Gulls On The Rampage At Bringantine

Pintails, I love pintail ducks! So, I'm in New Jersey at the moment for Cape May's Autumn Weekend - THE Bird Show. I'm filling in at the Swarovski booth for my buddy Clay (who is forced to go to Austria). I still have to pinch myself sometimes. Teenage Sharon from years ago dreamed of things like getting a call from a cool optics company asking if I would mind coming to Cape May to do some birding and help out at a booth. When I got into Jersey, Jim from Kowa asked if I wanted to meet for some birding at Brigantine. How could I say no? It was a good idea too, it always takes me a day to kind of get my bearings for birds in a different state. For example, one of the first birds I saw was a small heron looking bird that was all white. Crap, we don't have those in MN, small...white...not a snow egret--it was an immature little blue heron--no fair being white! Anyway, just a good idea to get used to the birds.

While Jim and I were driving around, we saw a herring gull catching something huge--a crab. It was interesting to watch the gull take the large struggling crab out of the water, put in the grass, and hack at it, all while the crab tried to pinch it in self defence.

The herring gull's eye and dark lining just kind of gave this crab killer a maniacal look, much like my beloved accipiters--love those hawks with bright red eyes. Jim pointed out that it was a great day to not be a crab when we found...

...this adult black-backed gull. It was working its way around a mysterious blob in the water...

It was a dead duck. As best we could make out from when the gull would pull the head above water as it tried to rip out a bite, it looked like a female ruddy duck in winter plumage.

We wondered if the duck was already dead or if the gull had killed it. Was she already ill or injured and the gull went after it until she was dead or what. Tough to say, but when nearby mallards realized what the gull was eating, they gave it a wide berth and then flew away when the water's current brought the feasting gull closer.
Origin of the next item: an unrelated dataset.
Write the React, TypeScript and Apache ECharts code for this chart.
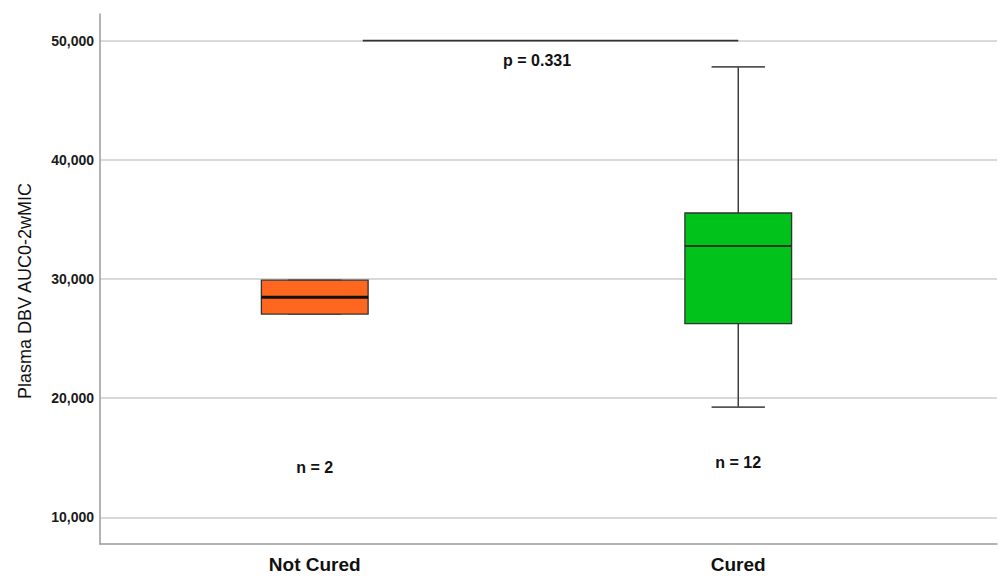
import React, { useEffect, useRef } from "react";
import * as echarts from "echarts";

const categories = ["Not Cured", "Cured"];
const whiskerLow = [27060, 19250];
const q1 = [27060, 26250];
const median = [28460, 32770];
const q3 = [29900, 35540];
const whiskerHigh = [29900, 47800];
const boxColors = ["#FF671F", "#00C21A"];
const sampleSizes = ["n = 2", "n = 12"];
const nLabelValue = [14170, 14590];
const yTicks = [10000, 20000, 30000, 40000, 50000];
const yMin = 7760;
const yMax = 52240;
const pText = "p = 0.331";
const pLineValue = 50000;
const pTextValue = 48300;
const yTitle = "Plasma DBV AUC0-2wMIC";

const FONT = "'Liberation Sans', Arial, sans-serif";

export default function App() {
  const ref = useRef<HTMLDivElement>(null);

  useEffect(() => {
    if (!ref.current) return;
    const chart = echarts.init(ref.current, undefined, { renderer: "svg" });
    const boxData = categories.map((_, i) => [
      i,
      whiskerLow[i],
      q1[i],
      median[i],
      q3[i],
      whiskerHigh[i],
    ]);
    const stroke = "#333333";
    chart.setOption({
      animation: false,
      backgroundColor: "#ffffff",
      grid: [
        { left: 100, right: 1, top: 14, bottom: 32 },
        { left: 103, width: 847, top: 14, bottom: 32 },
      ],
      xAxis: [
        {
          gridIndex: 0,
          type: "value",
          min: 0,
          max: 1,
          axisLine: { show: true, lineStyle: { color: "#9a9a9a", width: 1.5 } },
          axisTick: { show: false },
          axisLabel: { show: false },
          splitLine: { show: false },
        },
        {
          gridIndex: 1,
          type: "category",
          data: categories,
          axisLine: { show: false },
          axisTick: { show: false },
          axisLabel: {
            margin: 11,
            fontFamily: FONT,
            fontSize: 19,
            fontWeight: "bold",
            color: "#111111",
          },
        },
      ],
      yAxis: [
        {
          gridIndex: 0,
          type: "value",
          min: yMin,
          max: yMax,
          axisLine: { show: true, lineStyle: { color: "#9a9a9a", width: 1.5 } },
          axisTick: { show: false, customValues: yTicks },
          axisLabel: {
            customValues: yTicks,
            margin: 6,
            fontFamily: FONT,
            fontSize: 14,
            fontWeight: "bold",
            color: "#1a1a1a",
            formatter: (v: number) => v.toLocaleString("en-US"),
          },
          splitLine: { show: true, lineStyle: { color: "#cccccc", width: 1.5 } },
        },
        {
          gridIndex: 1,
          type: "value",
          min: yMin,
          max: yMax,
          show: false,
          splitLine: { show: false },
        },
      ],
      series: [
        {
          type: "custom",
          xAxisIndex: 1,
          yAxisIndex: 1,
          data: boxData,
          encode: { x: 0, y: [1, 2, 3, 4, 5] },
          renderItem: (params: any, api: any) => {
            const x = api.value(0);
            const pLo = api.coord([x, api.value(1)]);
            const pQ1 = api.coord([x, api.value(2)]);
            const pMed = api.coord([x, api.value(3)]);
            const pQ3 = api.coord([x, api.value(4)]);
            const pHi = api.coord([x, api.value(5)]);
            const band = api.size([1, 0])[0];
            const bw = band * 0.252;
            const cw = bw / 2;
            const cx = pMed[0];
            const idx = params.dataIndex;
            return {
              type: "group",
              children: [
                {
                  type: "line",
                  shape: { x1: cx, y1: pHi[1], x2: cx, y2: pQ3[1] },
                  style: { stroke, lineWidth: 1.4 },
                },
                {
                  type: "line",
                  shape: { x1: cx, y1: pQ1[1], x2: cx, y2: pLo[1] },
                  style: { stroke, lineWidth: 1.4 },
                },
                {
                  type: "line",
                  shape: { x1: cx - cw / 2, y1: pHi[1], x2: cx + cw / 2, y2: pHi[1] },
                  style: { stroke: "#555555", lineWidth: 1.6 },
                },
                {
                  type: "line",
                  shape: { x1: cx - cw / 2, y1: pLo[1], x2: cx + cw / 2, y2: pLo[1] },
                  style: { stroke: "#555555", lineWidth: 1.6 },
                },
                {
                  type: "rect",
                  shape: { x: cx - bw / 2, y: pQ3[1], width: bw, height: pQ1[1] - pQ3[1] },
                  style: { fill: boxColors[idx], stroke, lineWidth: 1.3 },
                },
                {
                  type: "line",
                  shape: { x1: cx - bw / 2, y1: pMed[1], x2: cx + bw / 2, y2: pMed[1] },
                  style: { stroke: idx === 0 ? "#111111" : "#1a3a1a", lineWidth: idx === 0 ? 3 : 2 },
                },
              ],
            };
          },
        },
      ],
    });

    const px = (c: number, v: number) =>
      chart.convertToPixel({ seriesIndex: 0 }, [c, v]) as number[];
    const p0 = px(0, pLineValue);
    const p1 = px(1, pLineValue);
    const pty = px(0, pTextValue)[1];
    const ptx = p0[0] + (p1[0] - p0[0]) * 0.525;
    const graphics: any[] = [
      {
        type: "line",
        shape: { x1: p0[0] + 48, y1: p0[1], x2: p1[0], y2: p1[1] },
        style: { stroke: "#333333", lineWidth: 1.8 },
        z: 10,
      },
      {
        type: "text",
        x: ptx,
        y: pty,
        style: {
          text: pText,
          align: "center",
          verticalAlign: "middle",
          fontFamily: FONT,
          fontSize: 16,
          fontWeight: "bold",
          fill: "#111111",
        },
        z: 10,
      },
      {
        type: "text",
        x: 25,
        y: 291,
        rotation: Math.PI / 2,
        style: {
          text: yTitle,
          align: "center",
          verticalAlign: "middle",
          fontFamily: FONT,
          fontSize: 18,
          fill: "#111111",
        },
      },
    ];
    categories.forEach((_, i) => {
      const p = px(i, nLabelValue[i]);
      graphics.push({
        type: "text",
        x: p[0],
        y: p[1],
        style: {
          text: sampleSizes[i],
          align: "center",
          verticalAlign: "middle",
          fontFamily: FONT,
          fontSize: 16,
          fontWeight: "bold",
          fill: "#111111",
        },
        z: 10,
      });
    });
    chart.setOption({ graphic: graphics });

    return () => chart.dispose();
  }, []);

  return (
    <div
      ref={ref}
      style={{ position: "fixed", left: 0, top: 0, width: 998, height: 576 }}
    />
  );
}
Peregrines were out in full force at Brigantine. There were oodles of shorebirds and the peregrines would make stealthy attacks from low above the vegetation. This young peregrine was even chased a bit by and adult, you could hear them screaming at each other from quite a distance. The peregrines were a welcome distraction, poor Jim was trying to point out how to tell a western sandpiper from a white-rumped sandpiper. "Notice how the western is lighter in color over all," he asked excitedly.

"Do you want me to answer honesty or tell you what you want to hear? Cause I'm not seeing a lighter color."

We laughed at my shorebird ineptitude. I was able to tell them from the semi-palmated sandpipers, which I felt was a minor breakthrough.